Python

How to Use the Tokenize Module in Python

This article will cover a guide on using the “Tokenize” module in Python. The tokenize module can be used to segment or divide the text into small pieces in various ways. You can use these segments in Python applications that use machine learning, natural language processing, and artificial intelligence algorithms. All the code samples in this article are tested with Python 3.9.5 on Ubuntu 21.04.

About the Tokenize Module

As the name suggests, the tokenize module can be used to create “tokens” from a paragraph or a chunk of text. Each individual broken piece returned after the tokenization process is called a token. Once you tokenize a text, you can implement your own logic in your Python program to process the tokens according to your use case. The tokenize module provides some useful methods that can be used to create tokens. The usage of these methods can be best understood through examples. Some of them are explained below.

Tokenizing a Paragraph or Sentence

You can tokenize a paragraph or a sentence with space-separated words using the code sample explained below.

import tokenize

from io import BytesIO

 

text = "Lorem ipsum dolor sit amet, consectetur adipiscing elit, sed do eiusmod tempor incididunt ut labore et dolore magna aliqua."
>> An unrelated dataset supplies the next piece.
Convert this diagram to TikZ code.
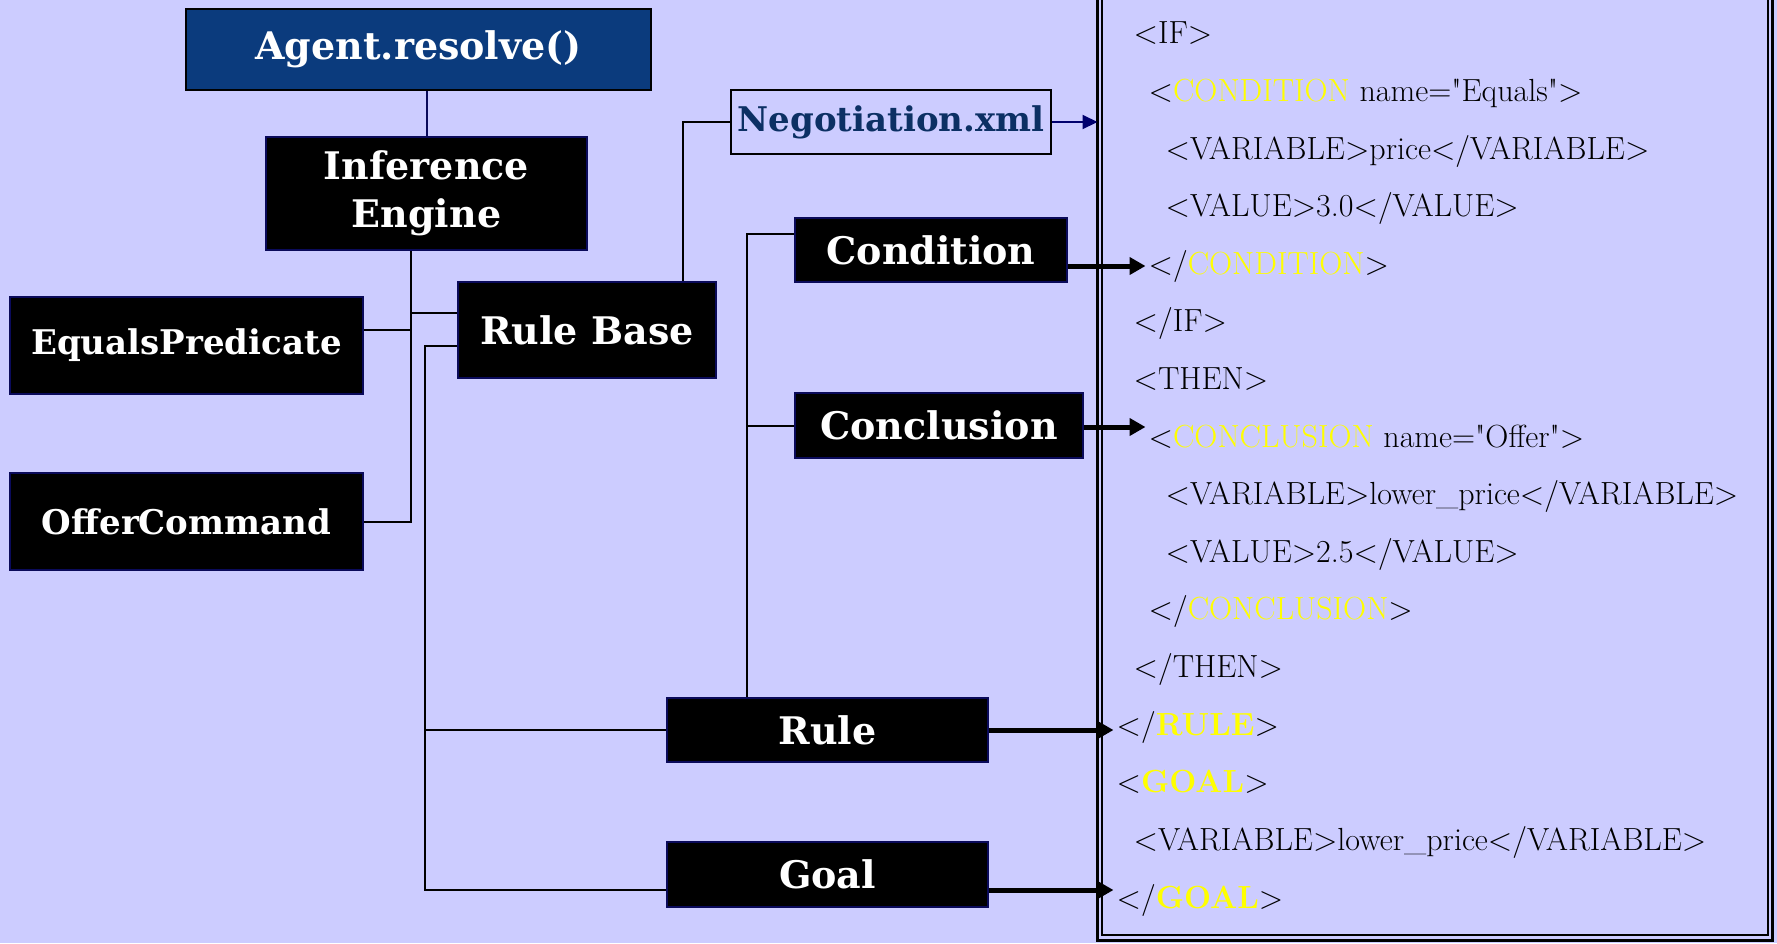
\documentclass[tikz,border=0pt]{standalone}
\usepackage{fontspec}
\newfontfamily\boxfont{DejaVu Serif}
\newfontfamily\xmlfont{Latin Modern Roman}[Ligatures=TeXOff]
\usetikzlibrary{arrows.meta,calc}
\definecolor{bgcol}{RGB}{204,204,255}
\definecolor{agentblue}{RGB}{11,59,125}
\definecolor{navyedge}{RGB}{10,10,90}
\definecolor{filetext}{RGB}{12,48,100}
\definecolor{kwyellow}{RGB}{255,255,0}
\definecolor{linknavy}{RGB}{0,0,110}
\newcommand{\kw}[1]{\textcolor{kwyellow}{#1}}
\begin{document}
\begin{tikzpicture}[x=1pt,y=-1pt,
  bigfont/.style={font=\boxfont\bfseries\fontsize{38}{48}\selectfont},
  smallfont/.style={font=\boxfont\bfseries\fontsize{34}{40}\selectfont},
  darkbox/.style={draw=navyedge, line width=2.5pt, fill=black, text=white,
    inner sep=0pt, align=center, bigfont},
  agentbox/.style={darkbox, draw=black, fill=agentblue},
  filebox/.style={draw=black, line width=2pt, fill=bgcol, text=filetext,
    inner sep=0pt, smallfont},
  link/.style={draw=black, line width=2pt},
  navylink/.style={draw=navyedge, line width=2pt},
  filearrow/.style={draw=linknavy, line width=2pt,
    -{Triangle[length=15pt,width=14pt]}},
  bigarrow/.style={draw=black, line width=5pt,
    -{Triangle[length=16pt,width=17pt]}},
  xml/.style={anchor=base west, inner sep=3pt, text=black,
    font=\xmlfont\fontsize{32}{38}\selectfont},
]
% canvas
\fill[bgcol] (0,0) rectangle (1777,943);
\useasboundingbox (0,0) rectangle (1777,943);

% document frame (double rule, open at the top)
\coordinate (xmlnw) at (1097.5,-10);
\coordinate (xmlse) at (1772,940);
\draw[line width=3pt] (xmlnw) |- (xmlse) -- (1772,-10);
\draw[line width=2pt] (1102,-10) |- (1767.5,935) -- (1767.5,-10);

% class boxes
\node[agentbox, minimum width=465pt, minimum height=81pt] (agent) at (418.5,49.5) {Agent.resolve()};
\node[darkbox, minimum width=321pt, minimum height=113pt] (ie) at (426.5,193.5) {Inference\\Engine};
\node[darkbox, smallfont, minimum width=353pt, minimum height=97pt] (ep) at (186.5,345.5) {EqualsPredicate};
\node[darkbox, smallfont, minimum width=353pt, minimum height=97pt] (oc) at (186.5,521.5) {OfferCommand};
\node[darkbox, minimum width=258pt, minimum height=96pt] (rb) at (587,330) {Rule Base};
\node[filebox, minimum width=320pt, minimum height=64pt] (neg) at (891,122) {Negotiation.xml};
\node[darkbox, minimum width=272pt, minimum height=64pt] (cond) at (931,250) {Condition};
\node[darkbox, minimum width=288pt, minimum height=65pt] (concl) at (939,425.5) {Conclusion};
\node[darkbox, minimum width=321pt, minimum height=64pt] (rule) at (827.5,730) {Rule};
\node[darkbox, minimum width=321pt, minimum height=65pt] (goal) at (827.5,874.5) {Goal};

% XML listing
\node[xml] (x1)  at (1130.5,43)  {<IF>};
\node[xml] (x2)  at (1145.5,101) {<\kw{CONDITION} name="Equals">};
\node[xml] (x3)  at (1162.5,159) {<VARIABLE>price</VARIABLE>};
\node[xml] (x4)  at (1162.5,216) {<VALUE>3.0</VALUE>};
\node[xml] (x5)  at (1145.5,274) {</\kw{CONDITION}>};
\node[xml] (x6)  at (1130.5,331) {</IF>};
\node[xml] (x7)  at (1130.5,389) {<THEN>};
\node[xml] (x8)  at (1145.5,447) {<\kw{CONCLUSION} name="Offer">};
\node[xml] (x9)  at (1162.5,504) {<VARIABLE>lower\_price</VARIABLE>};
\node[xml] (x10) at (1162.5,562) {<VALUE>2.5</VALUE>};
\node[xml] (x11) at (1145.5,619) {</\kw{CONCLUSION}>};
\node[xml] (x12) at (1130.5,677) {</THEN>};
\node[xml] (x13) at (1113.5,735) {</\kw{\bfseries RULE}>};
\node[xml] (x14) at (1113.5,792) {<\kw{\bfseries GOAL}>};
\node[xml] (x15) at (1130.5,850) {<VARIABLE>lower\_price</VARIABLE>};
\node[xml] (x16) at (1113.5,908) {</\kw{\bfseries GOAL}>};

% Agent to inference engine
\draw[navylink] (ie.north) -- (ie.north |- agent.south);

% inference engine trunk
\coordinate (trunk) at ($(ie.south)+(-15.5,0)$);
\draw[link] (trunk) -- (trunk |- oc.east) -- (oc.east);
\coordinate (epc) at ($(ep.east)+(0,-15.5)$);
\draw[link] (epc) -- (epc -| trunk);
\coordinate (rbc) at ($(rb.west)+(0,-17)$);
\draw[link] (rbc) -- (rbc -| trunk);

% rule base to rules and goals
\coordinate (rbl) at ($(rb.west)+(0,16)$);
\coordinate (trunkb) at ($(rbl)+(-31.5,0)$);
\coordinate (goalc) at ($(goal.west)+(0,15.5)$);
\draw[link] (rbl) -- (trunkb) |- (goalc);
\draw[link] (rule.west) -- (rule.west -| trunkb);

% rule base to file
\coordinate (rbt) at ($(rb.north)+(96,0)$);
\draw[link] (rbt) |- (neg.west);

% rule to condition and conclusion
\coordinate (rut) at ($(rule.north)+(-80.5,0)$);
\coordinate (condc) at ($(cond.west)+(0,-16)$);
\draw[link] (rut) |- (condc);
\draw[link] (concl.west) -- (concl.west -| rut);

% arrows into the listing
\draw[filearrow] (neg.east) -- (neg.east -| xmlnw);
\coordinate (ca) at ($(cond.east)+(0,16)$);
\draw[bigarrow] (ca) -- (ca -| x5.west);
\coordinate (cla) at ($(concl.east)+(0,1.5)$);
\draw[bigarrow] (cla) -- (cla -| x8.west);
\draw[bigarrow] (rule.east) -- (rule.east -| x13.west);
\coordinate (ga) at ($(goal.east)+(0,15.5)$);
\draw[bigarrow] (ga) -- (ga -| x16.west);
\end{tikzpicture}
\end{document}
tokens = tokenize.tokenize(BytesIO(text.encode('utf-8')).readline)

for t in tokens:

        print (t)

The first two statements import the necessary Python modules required for converting a piece of text into individual tokens. A variable called “text” contains an example string. Next, the “tokenize” method from the tokenize module is called. It uses the “readline” method as a mandatory argument. Since the text variable is of “str” type, using it directly will throw an error. The readline argument is a callable method that must return bytes instead of a string for the tokenize method to work correctly. So using the “BytesIO” class, the text is converted into a stream of bytes by specifying an encoding type.

The tokenize method generates a named tuple containing five types: type (type of the token), string (name of the token), start (starting position of the token), end (ending position of the token), and line (the line that was used for creating tokens). So after running the above code sample, you should get an output similar to this:

TokenInfo(type=62 (ENCODING), string='utf-8', start=(0, 0), end=(0, 0), line='')

TokenInfo(type=1 (NAME), string='Lorem', start=(1, 0), end=(1, 5), line='Lorem ipsum dolor sit amet, consectetur adipiscing elit, sed do eiusmod tempor incididunt ut labore et dolore magna aliqua.')





TokenInfo(type=54 (OP), string='.', start=(1, 122), end=(1, 123), line='Lorem ipsum dolor sit amet, consectetur adipiscing elit, sed do eiusmod tempor incididunt ut labore et dolore magna aliqua.')

TokenInfo(type=4 (NEWLINE), string='', start=(1, 123), end=(1, 124), line='')

TokenInfo(type=0 (ENDMARKER), string='', start=(2, 0), end=(2, 0), line='')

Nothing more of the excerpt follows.